Operating system kernel code is generally immutable. This trend is unfortunate, because a kernel that can insert (and later remove) code at run-time has many uses, including performance measurement, debugging, code coverage, run-time installation of patches, and run-time optimizations. The research in this dissertation investigates dynamic (run-time) kernel instrumentation and its applications in the areas of kernel profiling and code evolution. We have implemented dynamic kernel instrumentation, a kernel performance monitor, and a run-time kernel optimizer in a system called KernInst.; The first component of this dissertation investigates fine-grained dynamic kernel instrumentation, a technology to dynamically modify kernel code. We have designed two primitives for run-time kernel code modification, splicing, which inserts instrumentation code, and code replacement , which replaces a function's code.
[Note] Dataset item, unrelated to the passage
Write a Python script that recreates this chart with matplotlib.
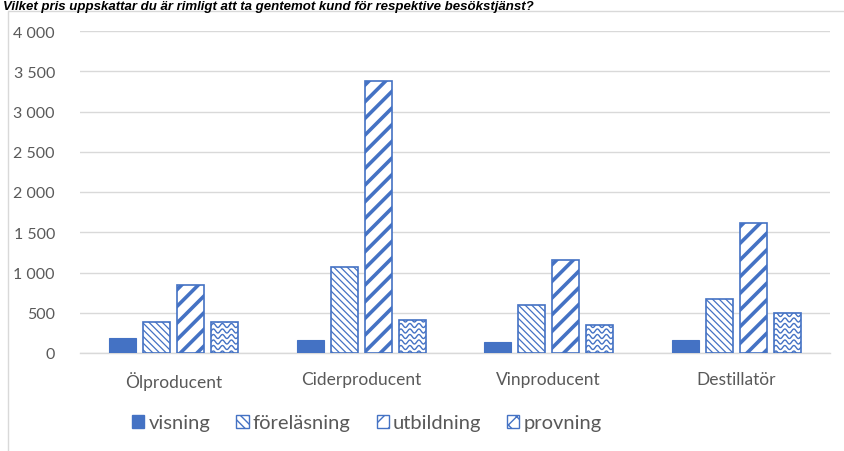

A part of the KernInst system called kerninstd implements fine-grained dynamic instrumentation for Solaris UltraSPARC kernels.; The second component of this dissertation is the collection of techniques and algorithms for using dynamic instrumentation to obtain kernel performance information. The first techniques are the design and implementation of efficient instrumentation code to obtain counts, elapsed times, and virtual times of kernel code. This dissertation also presents a means to effectively calculate an estimate of kernel control flow graph counts from basic block counts. These techniques and algorithms are embodied in a kernel performance tool called kperfmon. A case study describes how kperfmon helped to understand and improve the performance of a Web proxy server.; The final component of this dissertation introduces the concept of evolving code in a commodity operating system. An evolving kernel changes it code at run-time, in response to the measured environment. KernInst provides a technological infrastructure that enables commodity kernels to evolve. As a proof of concept, we describe an automated kernel run-time version of the code positioning I-cache optimization. We have applied run-time code positioning to the TCP read-side stream processing routine tcp_rput_data . Code positioning reduces the time that tcp_rput_data waits for I-cache misses by 35%, reduces its execution time by 17%, and improves its instructions per cycle by 36%.